Given task.
Below are the entries; count the lines in them that contain the word "with" and give only the number.

Available data.
---------------

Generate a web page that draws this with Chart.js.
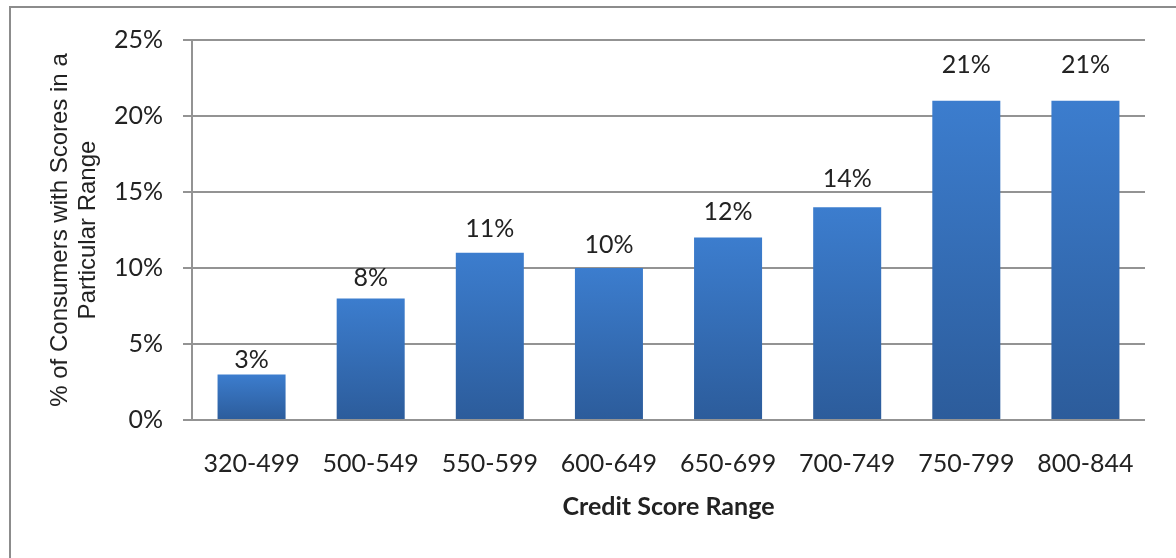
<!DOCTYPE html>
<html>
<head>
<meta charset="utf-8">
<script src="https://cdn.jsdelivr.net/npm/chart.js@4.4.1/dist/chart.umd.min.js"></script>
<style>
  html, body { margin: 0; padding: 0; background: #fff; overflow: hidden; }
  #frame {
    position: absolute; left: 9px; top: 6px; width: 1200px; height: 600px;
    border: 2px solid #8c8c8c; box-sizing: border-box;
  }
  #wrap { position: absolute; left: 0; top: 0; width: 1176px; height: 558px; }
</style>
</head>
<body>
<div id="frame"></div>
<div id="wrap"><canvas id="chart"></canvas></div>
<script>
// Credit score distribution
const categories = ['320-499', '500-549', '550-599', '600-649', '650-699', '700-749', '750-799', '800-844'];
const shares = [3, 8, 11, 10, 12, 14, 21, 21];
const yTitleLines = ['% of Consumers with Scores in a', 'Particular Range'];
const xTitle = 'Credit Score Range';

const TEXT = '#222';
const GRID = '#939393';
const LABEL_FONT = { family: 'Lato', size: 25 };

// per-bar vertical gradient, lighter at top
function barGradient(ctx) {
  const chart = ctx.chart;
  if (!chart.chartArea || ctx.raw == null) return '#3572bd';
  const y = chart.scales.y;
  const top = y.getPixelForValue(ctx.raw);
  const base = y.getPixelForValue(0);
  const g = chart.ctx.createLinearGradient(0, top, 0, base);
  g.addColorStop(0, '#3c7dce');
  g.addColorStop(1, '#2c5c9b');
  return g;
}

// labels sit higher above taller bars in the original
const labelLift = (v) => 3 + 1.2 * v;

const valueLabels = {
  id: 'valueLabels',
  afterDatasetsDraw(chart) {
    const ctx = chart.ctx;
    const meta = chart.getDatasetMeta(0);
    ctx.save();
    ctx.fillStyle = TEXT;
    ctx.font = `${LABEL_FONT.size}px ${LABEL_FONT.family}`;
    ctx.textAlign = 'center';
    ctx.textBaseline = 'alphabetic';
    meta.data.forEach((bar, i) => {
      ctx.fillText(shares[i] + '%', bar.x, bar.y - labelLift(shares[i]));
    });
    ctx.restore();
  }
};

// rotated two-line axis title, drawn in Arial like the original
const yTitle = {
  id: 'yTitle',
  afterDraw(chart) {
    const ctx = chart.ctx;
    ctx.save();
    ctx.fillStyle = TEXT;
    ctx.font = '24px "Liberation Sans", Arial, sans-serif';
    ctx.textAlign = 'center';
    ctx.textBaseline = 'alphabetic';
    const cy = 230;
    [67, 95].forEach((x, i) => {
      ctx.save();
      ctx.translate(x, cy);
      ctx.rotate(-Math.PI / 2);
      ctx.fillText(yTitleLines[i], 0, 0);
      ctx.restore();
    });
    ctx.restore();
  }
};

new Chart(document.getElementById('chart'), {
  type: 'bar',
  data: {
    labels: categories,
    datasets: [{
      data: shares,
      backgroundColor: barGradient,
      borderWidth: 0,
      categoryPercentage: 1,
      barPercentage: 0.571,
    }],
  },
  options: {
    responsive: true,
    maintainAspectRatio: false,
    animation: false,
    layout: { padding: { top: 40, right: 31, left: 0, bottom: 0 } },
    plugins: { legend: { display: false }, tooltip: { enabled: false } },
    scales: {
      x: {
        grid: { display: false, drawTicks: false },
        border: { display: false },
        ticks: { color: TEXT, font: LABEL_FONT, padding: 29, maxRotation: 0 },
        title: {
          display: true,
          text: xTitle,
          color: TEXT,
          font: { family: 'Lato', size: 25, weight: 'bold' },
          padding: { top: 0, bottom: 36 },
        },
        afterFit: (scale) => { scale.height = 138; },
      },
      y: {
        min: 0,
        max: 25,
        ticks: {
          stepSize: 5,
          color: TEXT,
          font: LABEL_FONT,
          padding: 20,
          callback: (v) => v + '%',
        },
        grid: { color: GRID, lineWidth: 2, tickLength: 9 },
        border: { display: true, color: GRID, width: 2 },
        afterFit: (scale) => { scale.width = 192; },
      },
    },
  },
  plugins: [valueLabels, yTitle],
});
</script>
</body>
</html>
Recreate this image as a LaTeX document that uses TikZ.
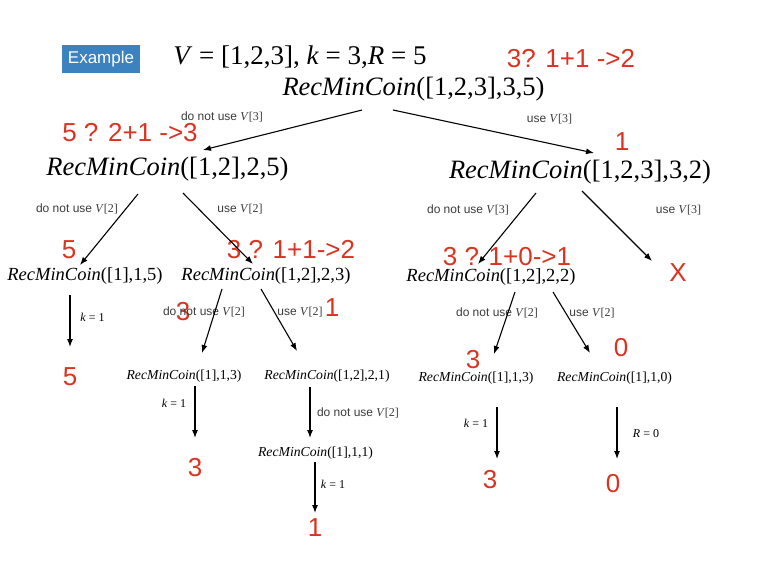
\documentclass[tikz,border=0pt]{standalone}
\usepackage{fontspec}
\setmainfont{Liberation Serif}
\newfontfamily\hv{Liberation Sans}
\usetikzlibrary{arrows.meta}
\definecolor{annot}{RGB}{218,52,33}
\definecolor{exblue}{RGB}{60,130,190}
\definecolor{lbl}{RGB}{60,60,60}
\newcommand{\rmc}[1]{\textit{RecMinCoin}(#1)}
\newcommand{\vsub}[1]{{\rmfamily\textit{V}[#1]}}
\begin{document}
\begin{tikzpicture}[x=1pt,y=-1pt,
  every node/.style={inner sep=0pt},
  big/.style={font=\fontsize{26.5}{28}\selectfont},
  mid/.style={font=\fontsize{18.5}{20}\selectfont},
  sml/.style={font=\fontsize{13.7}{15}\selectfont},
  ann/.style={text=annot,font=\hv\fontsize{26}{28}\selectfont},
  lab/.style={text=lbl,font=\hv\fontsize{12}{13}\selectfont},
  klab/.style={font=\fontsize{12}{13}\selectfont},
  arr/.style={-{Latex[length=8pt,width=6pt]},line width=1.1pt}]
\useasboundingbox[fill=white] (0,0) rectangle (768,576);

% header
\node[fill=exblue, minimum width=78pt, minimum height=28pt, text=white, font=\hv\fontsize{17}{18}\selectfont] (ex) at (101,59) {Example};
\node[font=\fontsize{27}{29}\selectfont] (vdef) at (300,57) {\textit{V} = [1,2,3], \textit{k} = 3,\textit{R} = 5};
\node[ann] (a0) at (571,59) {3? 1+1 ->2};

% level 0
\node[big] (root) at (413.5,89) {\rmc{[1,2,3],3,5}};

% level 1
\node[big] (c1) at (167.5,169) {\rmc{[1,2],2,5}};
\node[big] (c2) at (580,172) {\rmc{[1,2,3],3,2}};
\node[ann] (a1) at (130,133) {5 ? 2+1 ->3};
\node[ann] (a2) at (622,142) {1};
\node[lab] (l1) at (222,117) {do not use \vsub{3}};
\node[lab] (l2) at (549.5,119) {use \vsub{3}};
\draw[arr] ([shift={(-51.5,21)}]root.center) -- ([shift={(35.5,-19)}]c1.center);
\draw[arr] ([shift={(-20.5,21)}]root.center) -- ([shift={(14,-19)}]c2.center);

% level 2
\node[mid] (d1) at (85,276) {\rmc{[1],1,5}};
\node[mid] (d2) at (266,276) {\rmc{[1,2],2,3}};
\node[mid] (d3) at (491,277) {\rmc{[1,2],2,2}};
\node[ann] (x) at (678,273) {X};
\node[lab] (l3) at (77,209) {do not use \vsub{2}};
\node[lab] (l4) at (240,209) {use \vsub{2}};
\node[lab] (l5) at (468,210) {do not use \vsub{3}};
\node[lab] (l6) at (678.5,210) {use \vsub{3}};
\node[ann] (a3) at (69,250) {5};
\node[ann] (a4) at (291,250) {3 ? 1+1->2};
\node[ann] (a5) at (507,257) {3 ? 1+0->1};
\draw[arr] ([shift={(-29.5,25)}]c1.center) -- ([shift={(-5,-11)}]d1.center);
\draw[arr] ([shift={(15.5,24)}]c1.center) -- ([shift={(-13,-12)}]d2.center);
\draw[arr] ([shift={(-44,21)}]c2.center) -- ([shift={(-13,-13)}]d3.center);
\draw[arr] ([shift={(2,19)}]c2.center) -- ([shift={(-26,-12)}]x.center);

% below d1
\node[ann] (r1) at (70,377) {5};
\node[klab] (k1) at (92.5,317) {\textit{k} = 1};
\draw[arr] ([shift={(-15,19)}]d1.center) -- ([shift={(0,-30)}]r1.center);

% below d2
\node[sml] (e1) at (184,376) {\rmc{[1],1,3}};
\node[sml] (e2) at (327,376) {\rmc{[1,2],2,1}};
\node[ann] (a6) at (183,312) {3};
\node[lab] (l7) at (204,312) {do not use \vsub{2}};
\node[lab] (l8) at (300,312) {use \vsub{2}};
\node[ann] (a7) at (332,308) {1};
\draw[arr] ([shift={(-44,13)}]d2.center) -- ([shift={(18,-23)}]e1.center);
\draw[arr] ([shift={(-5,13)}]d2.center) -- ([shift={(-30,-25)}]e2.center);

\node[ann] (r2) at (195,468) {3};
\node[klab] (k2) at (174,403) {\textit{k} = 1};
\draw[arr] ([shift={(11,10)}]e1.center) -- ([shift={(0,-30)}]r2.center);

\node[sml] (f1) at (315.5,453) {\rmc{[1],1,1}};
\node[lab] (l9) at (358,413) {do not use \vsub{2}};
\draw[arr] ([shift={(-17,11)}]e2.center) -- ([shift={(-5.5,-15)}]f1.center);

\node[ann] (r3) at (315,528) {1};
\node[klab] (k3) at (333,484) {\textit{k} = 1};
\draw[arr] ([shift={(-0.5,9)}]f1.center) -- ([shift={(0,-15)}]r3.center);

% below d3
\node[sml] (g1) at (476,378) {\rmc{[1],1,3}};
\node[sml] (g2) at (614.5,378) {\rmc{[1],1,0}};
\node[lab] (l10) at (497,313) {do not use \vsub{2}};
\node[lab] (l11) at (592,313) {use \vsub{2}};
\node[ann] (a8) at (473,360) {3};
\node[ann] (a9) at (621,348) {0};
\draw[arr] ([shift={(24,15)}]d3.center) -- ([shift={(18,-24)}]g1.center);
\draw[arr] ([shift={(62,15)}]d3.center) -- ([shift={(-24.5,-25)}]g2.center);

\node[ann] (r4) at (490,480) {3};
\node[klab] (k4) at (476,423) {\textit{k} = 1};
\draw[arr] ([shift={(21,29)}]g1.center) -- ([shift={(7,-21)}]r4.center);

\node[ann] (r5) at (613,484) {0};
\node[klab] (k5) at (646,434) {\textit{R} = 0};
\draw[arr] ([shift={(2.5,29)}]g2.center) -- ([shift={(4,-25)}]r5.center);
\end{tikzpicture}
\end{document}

---------------

Task result.
2